Pedro Rodriguez entered the coffee industry 30 years ago, ditching his suit and his accounting job to pursue a passion for agriculture. Fifteen years ago, Pedro recognised the potential for specialty coffee in Bolivia, and over the last decade he has built a visionary business called Agricafe, which focuses on forging long-term relationships with producers, based on mutual trust and benefit.

With a young, dynamic, and passionate team, including Pedro’s son Pedro Pablo and daughter Daniela, Agricafe represents over 1,000 small producers based in the Caranavi province as well as further afield in the South Yungas region. Many of the Caranavi-based producers deliver their whole cherries to Agricafe’s Buena Vista Mill in Caranavi. This meticulously run mill processes many of its lots separately, allowing for full traceability back to the individual farmer or colony.

Over the last five years, many of the producers that Agricafe works with have stopped producing coffee (many farmers have switched to coca—grown for the drug trade—which provides them with a higher year-round income), and this, combined with falling yields for those still in the coffee game (as a result of leaf rust and simple farming practices) has seen coffee production across the nation more than halve.

In 2012, Pedro Rodriguez responded by planting his own farms to guarantee supply and the future sustainability of his business, and to demonstrate to local farmers what can be achieved with the application of modern farming techniques and a scientific approach. Under this project, called ‘Fincas Los Rodriguez’, Agricafe now has 12 farms, and aims to plant around 200 hectares of coffee in total across them.

La Linda was the first farm that the Rodriguez family planted. It was established in 2012, and its first year of production was in 2015. La Linda is 10 hectares in size, 5.92 of which are coffee. We feel very close to this farm; we were there the first year it was planted and have watched it grow every year since. La Linda’s high altitude—about 1,482 -1,550 metres above sea level—helps to ensure a slow maturation of the cherry because of the stable night-time temperature and mild day temperatures. The slow maturation leads to an increased concentration of sugars in the cherry and bean, which in turns helps to produce a sweeter cup of coffee. At La Linda, Pedro hires pickers from the Bolinda community to carefully hand pick the coffee during the harvest. These pickers are trained to select only the very ripest cherries, and multiple passes are made through the farm throughout the harvest to ensure the coffee is picked at its prime.

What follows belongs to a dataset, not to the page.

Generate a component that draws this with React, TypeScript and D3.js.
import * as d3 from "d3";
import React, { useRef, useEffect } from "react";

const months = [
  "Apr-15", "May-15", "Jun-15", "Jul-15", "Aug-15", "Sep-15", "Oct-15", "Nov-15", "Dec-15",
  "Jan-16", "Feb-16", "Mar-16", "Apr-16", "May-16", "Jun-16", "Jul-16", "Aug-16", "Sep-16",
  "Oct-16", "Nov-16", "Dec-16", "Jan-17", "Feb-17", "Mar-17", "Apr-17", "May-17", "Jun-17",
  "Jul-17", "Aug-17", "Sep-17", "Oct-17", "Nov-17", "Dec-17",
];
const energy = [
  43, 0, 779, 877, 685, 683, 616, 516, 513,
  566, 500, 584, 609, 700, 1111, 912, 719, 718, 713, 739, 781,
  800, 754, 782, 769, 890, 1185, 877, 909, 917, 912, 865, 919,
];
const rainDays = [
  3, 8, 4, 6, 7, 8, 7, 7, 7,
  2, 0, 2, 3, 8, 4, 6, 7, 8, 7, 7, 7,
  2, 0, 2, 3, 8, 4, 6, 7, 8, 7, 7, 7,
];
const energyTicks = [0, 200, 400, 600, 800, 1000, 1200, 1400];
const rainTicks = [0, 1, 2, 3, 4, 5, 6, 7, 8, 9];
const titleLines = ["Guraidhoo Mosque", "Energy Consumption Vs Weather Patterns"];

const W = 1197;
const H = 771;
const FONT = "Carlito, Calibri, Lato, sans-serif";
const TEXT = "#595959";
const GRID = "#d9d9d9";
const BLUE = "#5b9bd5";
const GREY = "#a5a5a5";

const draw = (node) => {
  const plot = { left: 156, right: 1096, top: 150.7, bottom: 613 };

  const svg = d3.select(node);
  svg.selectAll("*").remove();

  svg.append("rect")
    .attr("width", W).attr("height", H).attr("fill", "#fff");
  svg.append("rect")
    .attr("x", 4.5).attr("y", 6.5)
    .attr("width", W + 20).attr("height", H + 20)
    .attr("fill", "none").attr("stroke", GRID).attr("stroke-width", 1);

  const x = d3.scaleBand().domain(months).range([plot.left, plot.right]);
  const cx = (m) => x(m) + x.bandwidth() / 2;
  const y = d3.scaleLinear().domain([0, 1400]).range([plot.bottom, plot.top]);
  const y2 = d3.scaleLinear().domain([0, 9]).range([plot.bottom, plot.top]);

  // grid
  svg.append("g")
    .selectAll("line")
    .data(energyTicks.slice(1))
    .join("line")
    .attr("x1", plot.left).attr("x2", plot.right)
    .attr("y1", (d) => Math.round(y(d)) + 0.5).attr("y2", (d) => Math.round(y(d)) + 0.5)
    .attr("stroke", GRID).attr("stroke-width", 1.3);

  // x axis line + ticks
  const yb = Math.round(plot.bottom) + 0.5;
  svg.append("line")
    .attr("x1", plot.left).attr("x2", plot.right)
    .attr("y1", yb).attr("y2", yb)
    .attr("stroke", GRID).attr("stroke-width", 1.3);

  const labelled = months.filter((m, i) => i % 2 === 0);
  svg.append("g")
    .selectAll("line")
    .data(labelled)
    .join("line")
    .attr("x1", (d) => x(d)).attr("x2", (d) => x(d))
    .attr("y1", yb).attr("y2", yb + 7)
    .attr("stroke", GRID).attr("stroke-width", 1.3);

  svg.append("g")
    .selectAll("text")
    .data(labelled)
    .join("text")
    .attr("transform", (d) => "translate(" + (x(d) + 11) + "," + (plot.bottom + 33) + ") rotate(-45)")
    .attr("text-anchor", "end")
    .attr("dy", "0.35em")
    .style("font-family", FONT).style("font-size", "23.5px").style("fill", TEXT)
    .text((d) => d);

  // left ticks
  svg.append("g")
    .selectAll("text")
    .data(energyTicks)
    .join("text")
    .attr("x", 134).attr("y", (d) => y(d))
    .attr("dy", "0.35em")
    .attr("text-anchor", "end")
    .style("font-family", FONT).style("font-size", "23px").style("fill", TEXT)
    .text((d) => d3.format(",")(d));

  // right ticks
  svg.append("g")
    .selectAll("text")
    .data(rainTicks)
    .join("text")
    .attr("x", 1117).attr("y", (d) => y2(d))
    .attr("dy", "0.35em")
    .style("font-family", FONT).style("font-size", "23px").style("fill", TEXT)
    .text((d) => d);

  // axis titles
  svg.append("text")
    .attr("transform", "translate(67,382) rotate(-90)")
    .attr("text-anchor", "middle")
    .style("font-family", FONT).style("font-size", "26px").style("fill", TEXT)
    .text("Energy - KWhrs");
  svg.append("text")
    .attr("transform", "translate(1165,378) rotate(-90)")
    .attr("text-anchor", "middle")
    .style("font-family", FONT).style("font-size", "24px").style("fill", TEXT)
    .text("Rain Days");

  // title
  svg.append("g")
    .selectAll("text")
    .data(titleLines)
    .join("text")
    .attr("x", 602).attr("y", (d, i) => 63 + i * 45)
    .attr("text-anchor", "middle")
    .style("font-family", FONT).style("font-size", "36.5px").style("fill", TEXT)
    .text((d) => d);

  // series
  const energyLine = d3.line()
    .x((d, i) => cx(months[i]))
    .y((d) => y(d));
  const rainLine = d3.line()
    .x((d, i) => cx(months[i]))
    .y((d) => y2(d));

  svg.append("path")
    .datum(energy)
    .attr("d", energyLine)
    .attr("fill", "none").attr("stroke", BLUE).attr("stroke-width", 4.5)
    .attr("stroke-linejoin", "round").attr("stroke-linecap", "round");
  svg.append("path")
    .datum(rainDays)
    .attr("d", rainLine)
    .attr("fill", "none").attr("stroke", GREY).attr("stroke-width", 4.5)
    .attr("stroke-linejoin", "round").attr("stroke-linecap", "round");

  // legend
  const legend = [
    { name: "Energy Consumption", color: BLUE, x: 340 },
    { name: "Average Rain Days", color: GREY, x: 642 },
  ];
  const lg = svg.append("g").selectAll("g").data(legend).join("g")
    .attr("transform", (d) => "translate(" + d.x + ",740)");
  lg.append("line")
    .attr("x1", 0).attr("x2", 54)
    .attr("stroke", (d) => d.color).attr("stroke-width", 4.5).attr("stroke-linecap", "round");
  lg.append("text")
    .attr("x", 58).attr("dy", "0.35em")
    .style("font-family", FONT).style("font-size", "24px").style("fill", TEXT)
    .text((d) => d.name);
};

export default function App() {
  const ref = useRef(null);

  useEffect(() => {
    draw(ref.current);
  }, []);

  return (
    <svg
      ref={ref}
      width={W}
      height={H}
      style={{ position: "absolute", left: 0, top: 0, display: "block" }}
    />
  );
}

Pedro and his family have invested a lot of time and effort into trying to make this a ‘model’ farm that other producers in the area can learn from. Their learnings have also been used to inform how to best plant and manage their future farms. Daniela explains “La Linda was the reason we decided to start producing high quality coffee… we acquired the land as an experiment to see if the company could produce high quality coffee. Starting with our own knowledge and making plenty of mistakes, La Linda has turned into one of our biggest success stories. What we learnt in La Linda has developed and shaped the plans for our future farms and become the base of our Sol de Mañana program”

The coffee at La Linda is meticulously organised by variety and is well spaced in neat rows, making picking much easier to manage than on the more traditional farms in the region. Pedro has trialled several varieties on this farm, including San Bernardo, Caturra,  and Java. This lot is 100% Caturra.

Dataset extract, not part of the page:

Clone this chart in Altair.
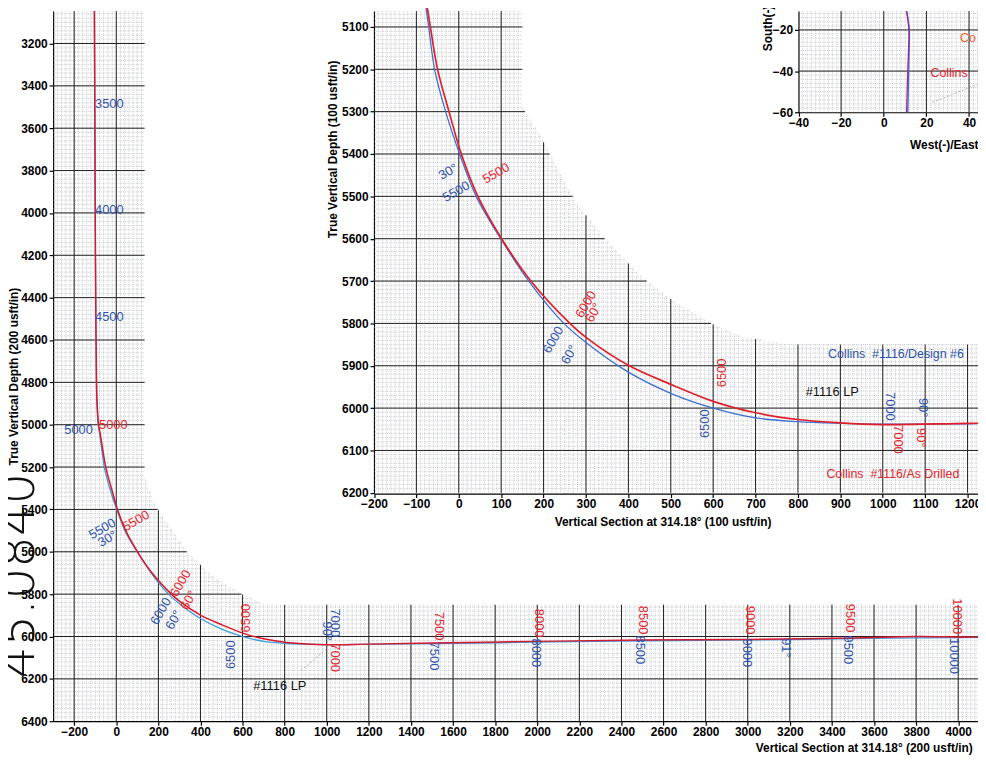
import altair as alt
import numpy as np
import pandas as pd

# ---------------- data ----------------
# well paths (vertical section, true vertical depth)
red_vs = [-104, -102, -100, -97, -94, -91, -84, -76, -67, -50, -23, 6, 45, 101, 170, 262, 300, 400, 505, 600,
          700, 800, 900, 1000, 1200, 1500, 2000, 2500, 3000, 3500, 3800, 4000, 4100]
red_tvd = [3047, 3500, 4000, 4500, 4800, 4900, 5000, 5044, 5100, 5200, 5300, 5400, 5500, 5600, 5700, 5800, 5833,
           5899, 5946, 5984, 6011, 6027, 6035, 6039, 6036, 6031, 6023, 6017, 6014, 6007, 6000, 6002, 6003]
blue_vs = [-104, -102, -100, -97, -94, -92, -86, -79, -71, -57, -31, 2, 41, 99, 165, 248, 300, 400, 500, 600,
           700, 800, 900, 1000, 1200, 1500, 2000, 2500, 3000, 3500, 4000, 4100]
blue_tvd = [3047, 3500, 4000, 4500, 4800, 4900, 5000, 5044, 5100, 5200, 5300, 5400, 5500, 5600, 5700, 5800, 5845,
            5915, 5965, 6000, 6023, 6032, 6036, 6038, 6037, 6034, 6027, 6020, 6017, 6010, 6005, 6004]

# plan view (east-west, north-south)
plan_red_ew = [10.6, 11.8, 11.6, 11.1, 10.7]
plan_red_ns = [-10.8, -20, -30, -45, -60]
plan_blue_ew = [10.8, 12.0, 11.9, 11.6, 11.3]
plan_blue_ns = [-10.8, -20, -30, -45, -60]

# main-chart labels
main_lab_text = ["3500", "4000", "4500", "5000", "5000", "5500", "30°", "5500", "6000", "60°", "6000", "60°",
                 "6500", "6500", "7000", "90°", "7000", "7500", "7500", "8000", "8000", "8500", "8500",
                 "9000", "9000", "91°", "9500", "9500", "10000", "10000"]
main_lab_vs = [-33, -33, -33, -179, -14, -66, -42, 94, 306, 344, 212, 273, 617, 547, 1040, 1000, 1040,
               1532, 1508, 2008, 1993, 2502, 2488, 3011, 2997, 3181, 3487, 3478, 3996, 3982]
main_lab_tvd = [3487, 3985, 4490, 5023, 5000, 5492, 5539, 5454, 5749, 5829, 5881, 5922, 5913, 6086, 5935, 5975,
                6100, 5951, 6092, 5937, 6077, 5923, 6063, 5923, 6077, 6054, 5913, 6063, 5904, 6092]
main_lab_col = ["b", "b", "b", "b", "r", "b", "b", "r", "r", "r", "b", "b", "r", "b", "b", "b", "r",
                "r", "b", "r", "b", "r", "b", "r", "b", "b", "r", "b", "r", "b"]
main_lab_ang = [0, 0, 0, 0, 0, 330, 330, 330, 300, 300, 300, 300, 270, 270, 90, 90, 90,
                90, 90, 90, 90, 90, 90, 90, 90, 90, 90, 90, 90, 90]

# inset labels
ins_lab_text = ["30°", "5500", "5500", "6000", "60°", "6000", "60°", "6500", "6500", "7000", "90°", "7000", "90°"]
ins_lab_vs = [-25, -6, 88, 300, 318, 223, 261, 620, 581, 1016, 1094, 1035, 1089]
ins_lab_tvd = [5442, 5489, 5446, 5755, 5775, 5839, 5874, 5917, 6037, 5996, 5999, 6074, 6070]
ins_lab_col = ["b", "b", "r", "r", "r", "b", "b", "r", "b", "b", "b", "r", "r"]
ins_lab_ang = [330, 330, 330, 300, 300, 300, 300, 270, 270, 90, 90, 90, 90]

ins_cap_text = ["Collins\u00a0\u00a0#1116/Design #6", "Collins\u00a0\u00a0#1116/As Drilled"]
ins_cap_vs = [871, 867]
ins_cap_tvd = [5873, 6156]
ins_cap_col = ["b", "r"]

# grid band outlines
main_edge_vs = [135, 190, 335, 450, 595, 706, 4094]
main_edge_tvd = [5250, 5390, 5600, 5710, 5800, 5850, 5850]
ins_edge_vs = [150, 190, 235, 280, 344, 430, 510, 595, 665, 773, 1225]
ins_edge_tvd = [5290, 5353, 5440, 5520, 5600, 5690, 5750, 5800, 5831, 5850, 5850]

RED_T = "#e3262e"
BLUE_T = "#2f52ad"
COLS = {"r": RED_T, "b": BLUE_T, "k": "#111111"}

# ---------------- layout ----------------
W, H = 932.5, 716
MAIN_X = [-300, 4094]
MAIN_Y = [3047, 6400]
INS_X = [-200, 1224.6]
INS_Y = [5062.5, 6200]
PLAN_X = [-40, 44.2]
PLAN_Y = [-60, -10.84]

main_xs = alt.Scale(domain=MAIN_X, range=[0, W], nice=False, zero=False)
main_ys = alt.Scale(domain=MAIN_Y, range=[0, H], nice=False, zero=False)
ins_xs = alt.Scale(domain=INS_X, range=[323.5, W], nice=False, zero=False)
ins_ys = alt.Scale(domain=INS_Y, range=[0, 485.7], nice=False, zero=False)
plan_xs = alt.Scale(domain=PLAN_X, range=[751.5, W], nice=False, zero=False)
plan_ys = alt.Scale(domain=PLAN_Y, range=[102, 0], nice=False, zero=False)

common_ax = dict(grid=False, labelFlush=False, labelOverlap=False, tickSize=4, domainWidth=1.2,
                 tickWidth=1.2, format="d")

main_xaxis = alt.Axis(values=list(range(-200, 4001, 200)), orient="bottom",
                      title="Vertical Section at 314.18° (200 usft/in)", titleAlign="left",
                      titleX=708, titleY=27, titleBaseline="middle", labelPadding=1, **common_ax)
main_yaxis = alt.Axis(values=list(range(3200, 6401, 200)), orient="left",
                      title="True Vertical Depth (200 usft/in)", titleAngle=270, titleX=-33, titleY=368,
                      titleAlign="center", titleBaseline="bottom", labelPadding=2, **common_ax)
ins_xaxis = alt.Axis(values=list(range(-200, 1201, 100)), orient="bottom", offset=-229.5,
                     title="Vertical Section at 314.18° (100 usft/in)", titleAlign="center",
                     titleX=614.5, titleY=28.5, titleBaseline="middle", labelPadding=1, **common_ax)
ins_yaxis = alt.Axis(values=list(range(5100, 6201, 100)), orient="left", offset=-323.5,
                     title="True Vertical Depth (100 usft/in)", titleAngle=270, titleX=-34.5, titleY=139,
                     titleAlign="center", titleBaseline="bottom", labelPadding=2, **common_ax)
plan_xaxis = alt.Axis(values=[-40, -20, 0, 20, 40], orient="bottom", offset=-614,
                      title="West(-)/East(+) (40 usft/in)", titleAlign="left", titleX=863.5, titleY=33,
                      titleBaseline="middle", labelPadding=1, **common_ax)
plan_yaxis = alt.Axis(values=[-60, -40, -20], orient="left", offset=-751.5,
                      title="South(-)/North(+) (40 usft/in)", titleAngle=270, titleX=-24, titleY=40,
                      titleAlign="left", titleBaseline="bottom", labelPadding=2, **common_ax)


def grid_df(xvals, yvals, top_fn, right_fn, x0, ybot):
    rows = []
    for v in xvals:
        rows.append((v, top_fn(v), v, ybot))
    for w in yvals:
        rows.append((x0, w, right_fn(w), w))
    return pd.DataFrame(rows, columns=["x", "y", "x2", "y2"])


def make_top(edge_x, edge_y, ytop):
    def f(v):
        if v < edge_x[0]:
            return ytop
        return float(np.interp(v, edge_x, edge_y))
    return f


def make_right(edge_x, edge_y, xmax):
    def f(w):
        if w < edge_y[0]:
            return edge_x[0]
        if w >= edge_y[-1]:
            return xmax
        return float(np.interp(w, edge_y[:-1], edge_x[:-1]))
    return f


main_top = make_top(main_edge_vs, main_edge_tvd, MAIN_Y[0])
main_right = make_right(main_edge_vs, main_edge_tvd, MAIN_X[1])
ins_top = make_top(ins_edge_vs, ins_edge_tvd, INS_Y[0])
ins_right = make_right(ins_edge_vs, ins_edge_tvd, INS_X[1])

main_minor = grid_df(range(-280, 4094, 20), range(3060, 6400, 20), main_top, main_right, MAIN_X[0], MAIN_Y[1])
main_major = grid_df(range(-200, 4094, 200), range(3200, 6400, 200), main_top, main_right, MAIN_X[0], MAIN_Y[1])
ins_minor = grid_df(range(-190, 1225, 10), range(5070, 6200, 10), ins_top, ins_right, INS_X[0], INS_Y[1])
ins_major = grid_df(range(-100, 1225, 100), range(5100, 6200, 100), ins_top, ins_right, INS_X[0], INS_Y[1])
plan_minor = grid_df(range(-38, 45, 2), range(-58, -10, 2), lambda v: PLAN_Y[1], lambda w: PLAN_X[1],
                     PLAN_X[0], PLAN_Y[0])
plan_major = grid_df([-20, 0, 20, 40], [-40, -20], lambda v: PLAN_Y[1], lambda w: PLAN_X[1],
                     PLAN_X[0], PLAN_Y[0])


def path_df(xs, ys):
    return pd.DataFrame({"x": xs, "y": ys, "i": list(range(len(xs)))})


def lab_df(t, xs, ys, cs, angs):
    return pd.DataFrame({"t": t, "x": xs, "y": ys, "c": [COLS[c] for c in cs], "a": angs})


def group(xs, ys, xaxis, yaxis, minor, major, paths, texts, extra=()):
    X = alt.X("x:Q", scale=xs, axis=xaxis)
    Y = alt.Y("y:Q", scale=ys, axis=yaxis)
    layers = []
    layers.append(alt.Chart(minor).mark_rule(color="#8a9099", strokeWidth=0.55, strokeDash=[1, 1.2],
                                             opacity=0.9).encode(x=X, y=Y, x2="x2:Q", y2="y2:Q"))
    layers.append(alt.Chart(major).mark_rule(color="#1e1e1e", strokeWidth=1.0).encode(
        x=X, y=Y, x2="x2:Q", y2="y2:Q"))
    layers.extend(extra_l(X, Y) for extra_l in extra)
    for df, col, wdt in paths:
        layers.append(alt.Chart(df).mark_line(color=col, strokeWidth=wdt, interpolate="catmull-rom").encode(
            x=X, y=Y, order="i:Q"))
    for df, size, align in texts:
        layers.append(alt.Chart(df).mark_text(font="Liberation Sans", fontSize=size, align=align,
                                              baseline="middle").encode(
            x=X, y=Y, text="t:N", color=alt.Color("c:N", scale=None), angle=alt.Angle("a:Q", scale=None)))
    return alt.layer(*layers)


# main chart
main_labels = lab_df(main_lab_text, main_lab_vs, main_lab_tvd, main_lab_col, main_lab_ang)
main_lp = lab_df(["#1116 LP"], [777], [6232], ["k"], [0])
main_leader = path_df([877, 1004], [6162, 6054])
hand = lab_df(["45.0840"], [-462], [5712], ["k"], [270])


def main_leader_layer(X, Y):
    return alt.Chart(main_leader).mark_line(color="#9a9a9a", strokeWidth=0.8, strokeDash=[2, 2]).encode(
        x=X, y=Y, order="i:Q")


def hand_layer(X, Y):
    return alt.Chart(hand).mark_text(font="DejaVu Sans", fontSize=50, fontWeight=300, align="center",
                                     baseline="middle").encode(
        x=X, y=Y, text="t:N", color=alt.Color("c:N", scale=None), angle=alt.Angle("a:Q", scale=None))


main_group = group(main_xs, main_ys, main_xaxis, main_yaxis, main_minor, main_major,
                   [(path_df(blue_vs, blue_tvd), "#3c9bd8", 1.3), (path_df(red_vs, red_tvd), "#d8182c", 1.5)],
                   [(main_labels, 13, "center"), (main_lp, 13, "center")],
                   extra=(main_leader_layer, hand_layer))

# inset
ins_labels = lab_df(ins_lab_text, ins_lab_vs, ins_lab_tvd, ins_lab_col, ins_lab_ang)
ins_lp = lab_df(["#1116 LP"], [881], [5963], ["k"], [0])
ins_caps = lab_df(ins_cap_text, ins_cap_vs, ins_cap_tvd, ins_cap_col, [0, 0])
ins_group = group(ins_xs, ins_ys, ins_xaxis, ins_yaxis, ins_minor, ins_major,
                  [(path_df(blue_vs, blue_tvd), "#3d6fd1", 1.3), (path_df(red_vs, red_tvd), "#e01f2b", 1.7)],
                  [(ins_labels, 13, "center"), (ins_lp, 13, "center"), (ins_caps, 12.5, "left")])

# plan view
plan_caps = pd.DataFrame({"t": ["Collins", "Co"], "x": [21.9, 35.8], "y": [-41.1, -23.9],
                          "c": [RED_T, "#f0602e"], "a": [0, 0]})
plan_leader = path_df([22.8, 44], [-55.2, -46.4])


def plan_leader_layer(X, Y):
    return alt.Chart(plan_leader).mark_line(color="#9a9a9a", strokeWidth=0.8, strokeDash=[2, 2]).encode(
        x=X, y=Y, order="i:Q")


plan_group = group(plan_xs, plan_ys, plan_xaxis, plan_yaxis, plan_minor, plan_major,
                   [(path_df(plan_blue_ew, plan_blue_ns), "#3d6fd1", 1.3),
                    (path_df(plan_red_ew, plan_red_ns), "#9b2a8a", 1.3)],
                   [(plan_caps, 12.5, "left")], extra=(plan_leader_layer,))

chart = alt.layer(main_group, ins_group, plan_group).resolve_scale(
    x="independent", y="independent").resolve_axis(x="independent", y="independent").properties(
    width=W, height=H, padding={"left": 45.5, "top": 0, "right": 0, "bottom": 36},
    autosize=alt.AutoSizeParams(type="none"), background="white"
).configure_axis(
    labelFont="Liberation Sans", labelFontWeight="bold", labelFontSize=12, labelColor="black",
    titleFont="Liberation Sans", titleFontWeight="bold", titleFontSize=12, titleColor="black",
    domainColor="black", tickColor="black"
).configure_view(stroke=None)

chart.save("out.html", embed_options={"renderer": "svg", "actions": False})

This very special lot was carefully hand picked and naturally processed on the same day at the Rodriguez family’s Buena Vista Mill.

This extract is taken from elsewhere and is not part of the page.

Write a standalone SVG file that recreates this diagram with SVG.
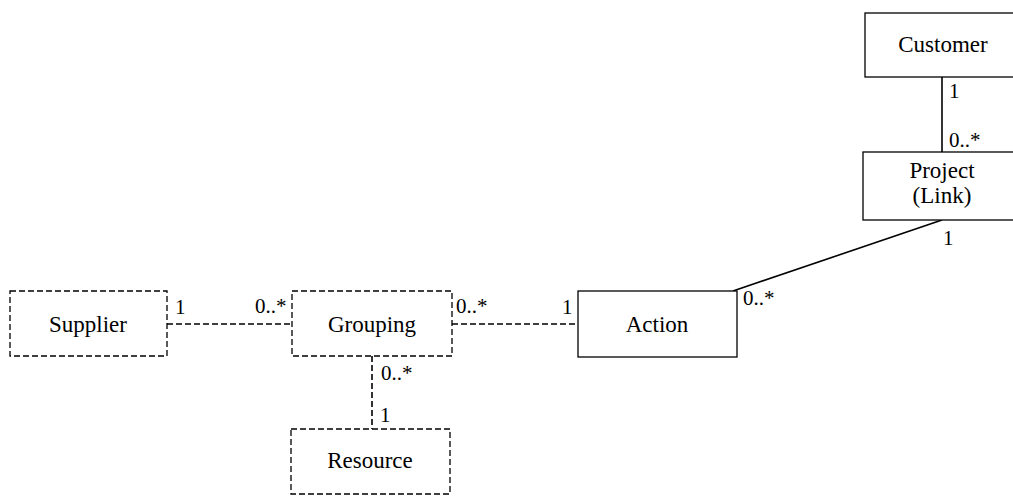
<svg xmlns="http://www.w3.org/2000/svg" width="1013" height="496" viewBox="0 0 1013 496">
<style>
.box{fill:#fff;stroke:#000;stroke-width:1.3}
.dash{stroke-dasharray:6,3}
.lbl{font-size:21px;fill:#000}
.name{font-size:23px;fill:#000;text-anchor:middle}
.conn{stroke:#000;stroke-width:1.6;fill:none}
</style>
<rect width="1013" height="496" fill="#fff"/>
<g font-family="'Liberation Serif','Times New Roman','DejaVu Serif',serif">
<g id="connectors">
<line class="conn dash" x1="167" y1="324" x2="292" y2="324"/>
<line class="conn dash" x1="452" y1="324" x2="578" y2="324"/>
<line class="conn dash" x1="372" y1="356" x2="372" y2="429"/>
<line class="conn" x1="942" y1="77" x2="942" y2="152"/>
<line class="conn" x1="733" y1="291" x2="942" y2="220"/>
<text class="lbl" x="175" y="314">1</text>
<text class="lbl" x="255" y="313">0..*</text>
<text class="lbl" x="456" y="313">0..*</text>
<text class="lbl" x="562" y="314">1</text>
<text class="lbl" x="381" y="380">0..*</text>
<text class="lbl" x="380" y="422">1</text>
<text class="lbl" x="949" y="98">1</text>
<text class="lbl" x="949" y="147">0..*</text>
<text class="lbl" x="943" y="245">1</text>
<text class="lbl" x="743" y="305">0..*</text>
</g>
<g id="supplier"><rect class="box dash" x="10" y="291" width="157" height="65"/><text class="name" x="88" y="332">Supplier</text></g>
<g id="grouping"><rect class="box dash" x="292" y="291" width="160" height="65"/><text class="name" x="372" y="332">Grouping</text></g>
<g id="action"><rect class="box" x="578" y="291" width="159" height="66"/><text class="name" x="657" y="332">Action</text></g>
<g id="resource"><rect class="box dash" x="291" y="429" width="159" height="65"/><text class="name" x="370" y="468">Resource</text></g>
<g id="customer"><rect class="box" x="865" y="13" width="158" height="64"/><text class="name" x="943" y="52">Customer</text></g>
<g id="project"><rect class="box" x="863" y="152" width="160" height="68"/><text class="name" x="942" y="178">Project</text><text class="name" x="942" y="203">(Link)</text></g>
</g>
</svg>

After the coffee was delivered, it was placed into a floatation tank and all floaters were removed. The whole cherries were then dried on on raised beds in the sun and turned turned regularly to ensure it dried evenly. The drying was then finished off at a very low temperature in a stationary drier. The coffee was then transported to La Paz where it was rested, and then milled at the Rodriguez family’s brand new dry mill. At the mill, the coffee was carefully screened again by machines and also by hand to remove any defects.